During the boom, some people bought and sold land in Florida without ever coming to the state. They hired young, hard-working men and women to show their land to prospective buyers. Buyers would put a binder on the contract to buy the land. A binder was a non-refundable down payment for the land. The rest of the money was to be paid in thirty days. Non-refundable means that the buyers could not get their money back even if there was a problem with the sale. With land prices rising quickly, many buyers planned to sell again at a profit before the end of the thirty days.
Sometimes the buyers did not have enough money to pay for the land, only just enough to pay the binder. If they resold their land for profit before the end of the thirty days, they had no problem. But if they didn’t sell the land, they didn’t have enough money to keep it. They lost the land as well as the binder money they had paid.
As land was bought and sold at higher prices, serious problems developed. Housing costs went up in Florida. The railway system could not transport all the building materials needed to build homes and businesses in south Florida. The land prices stopped going up, so many of the speculators could not sell their property. Suddenly, there were thousands of acres of overpriced land without any buyers. Many landowners lost everything because they could not make the final payment for the land they had bought on a binder.
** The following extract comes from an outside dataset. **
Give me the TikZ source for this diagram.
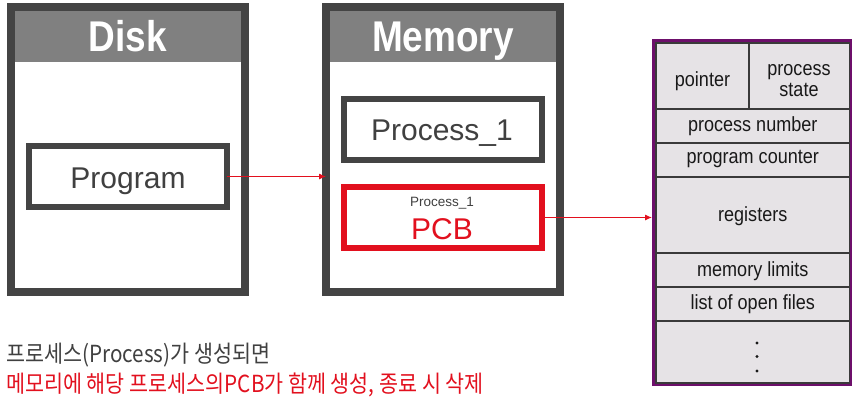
\documentclass[tikz,border=0pt]{standalone}
\usepackage{fontspec}
\setmainfont{Liberation Sans}
\newfontfamily\hdrfont{Liberation Sans Bold}[FakeStretch=0.86]
\newfontfamily\pcbfont{Liberation Sans}[FakeStretch=0.88]
\newfontfamily\krfont{Noto Sans CJK KR}[FakeStretch=0.88]
\usetikzlibrary{arrows.meta}
\definecolor{boxgray}{HTML}{444444}
\definecolor{hdrgray}{HTML}{808080}
\definecolor{txtgray}{HTML}{404040}
\definecolor{pcbred}{HTML}{E2101E}
\definecolor{pcbpurple}{HTML}{6D0F6B}
\definecolor{structfill}{HTML}{E6E3E6}
\definecolor{structline}{HTML}{3A3A3A}
\begin{document}
\begin{tikzpicture}[x=1pt,y=-1pt,
  container/.style={draw=boxgray, line width=8pt, fill=white, minimum width=234pt, minimum height=285pt, inner sep=0pt, outer sep=0pt},
  inbox/.style={draw=boxgray, line width=6pt, fill=white, minimum width=198pt, minimum height=61pt, inner sep=0pt, outer sep=0pt},
  hdrtext/.style={text=white, inner sep=0pt, anchor=base, font=\hdrfont\fontsize{43pt}{45pt}\selectfont},
  bigtext/.style={text=txtgray, inner sep=0pt, anchor=base, font=\fontsize{30pt}{32pt}\selectfont},
  fieldtext/.style={text=black!90, inner sep=0pt, anchor=base, font=\pcbfont\fontsize{20.5pt}{22pt}\selectfont},
  redarrow/.style={draw=pcbred, line width=1pt, -{Latex[length=7pt,width=6pt]}},
  krtext/.style={inner sep=0pt, anchor=base west, font=\krfont\fontsize{23.5pt}{25pt}\selectfont}
]
\useasboundingbox (0,0) rectangle (856,399);

% Disk
\node[container] (disk) at (128,149.5) {};
\fill[hdrgray] (15,11) rectangle (241,62);
\node[hdrtext] (disktitle) at (128,51) {Disk};
\node[inbox] (program) at (128,176.5) {};
\node[bigtext] (programtext) at (128,188) {Program};

% Memory
\node[container] (memory) at (443,149.5) {};
\fill[hdrgray] (330,11) rectangle (556,62);
\node[hdrtext] (memtitle) at (443,51) {Memory};
\node[inbox] (proc) at (443,129.5) {};
\node[bigtext] (proctext) at (442,140) {Process\_1};
\node[inbox, draw=pcbred] (pcb) at (443,217.5) {};
\node[text=txtgray, inner sep=0pt, anchor=base, font=\fontsize{13.5pt}{15pt}\selectfont] (pcbsmall) at (442,206) {Process\_1};
\node[bigtext, text=pcbred] (pcbtext) at (442,239) {PCB};

% PCB structure
\node[fill=pcbpurple, minimum width=200pt, minimum height=347pt, inner sep=0pt, outer sep=0pt] (pcbstruct) at (752,212.5) {};
\node[fill=structfill, draw=structline, line width=1.2pt, minimum width=193.5pt, minimum height=340pt, inner sep=0pt, outer sep=0pt] (pcbinner) at (752.75,213) {};
\foreach \yy in {109,143,177,253,287,321}
  \draw[structline, line width=1.2pt] (656,\yy) -- (849.5,\yy);
\draw[structline, line width=1.2pt] (749,43) -- (749,109);
\node[fieldtext] (fpointer) at (702.5,86.5) {pointer};
\node[fieldtext] (fstate1) at (799,75) {process};
\node[fieldtext] (fstate2) at (799,96.5) {state};
\node[fieldtext] (fnumber) at (752.75,131.5) {process number};
\node[fieldtext] (fcounter) at (752.75,163) {program counter};
\node[fieldtext] (fregs) at (752.75,221.5) {registers};
\node[fieldtext] (flimits) at (752.75,276.5) {memory limits};
\node[fieldtext] (ffiles) at (752.75,309) {list of open files};
\fill[black!90] (757,343) circle (1.6pt) (757,356.5) circle (1.6pt) (757,371) circle (1.6pt);

% arrows
\draw[redarrow] (program.east) -- (program.east -| memory.west);
\draw[redarrow] (pcb.east) -- (pcb.east -| pcbstruct.west);

% bottom text
\node[krtext, text=txtgray] (line1) at (6,362) {프로세스(Process)가 생성되면};
\node[krtext, text=pcbred] (line2) at (6,392) {메모리에 해당 프로세스의PCB가 함께 생성, 종료 시 삭제};
\end{tikzpicture}
\end{document}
The Land Boom stopped almost as suddenly as it had started, turning the Land Boom into a Land Bust. To make matters worse, newspapers told readers to stay away from Florida because of unethical and illegal land deals.
In addition to these problems, several natural disasters hurt Florida’s economy, and the state went into a depression. During an economic depression, people lose their jobs and can’t afford to buy what they need. In turn, businesses cannot make enough money. In October 1929, the United States went into the Great Depression when the stock market crashed.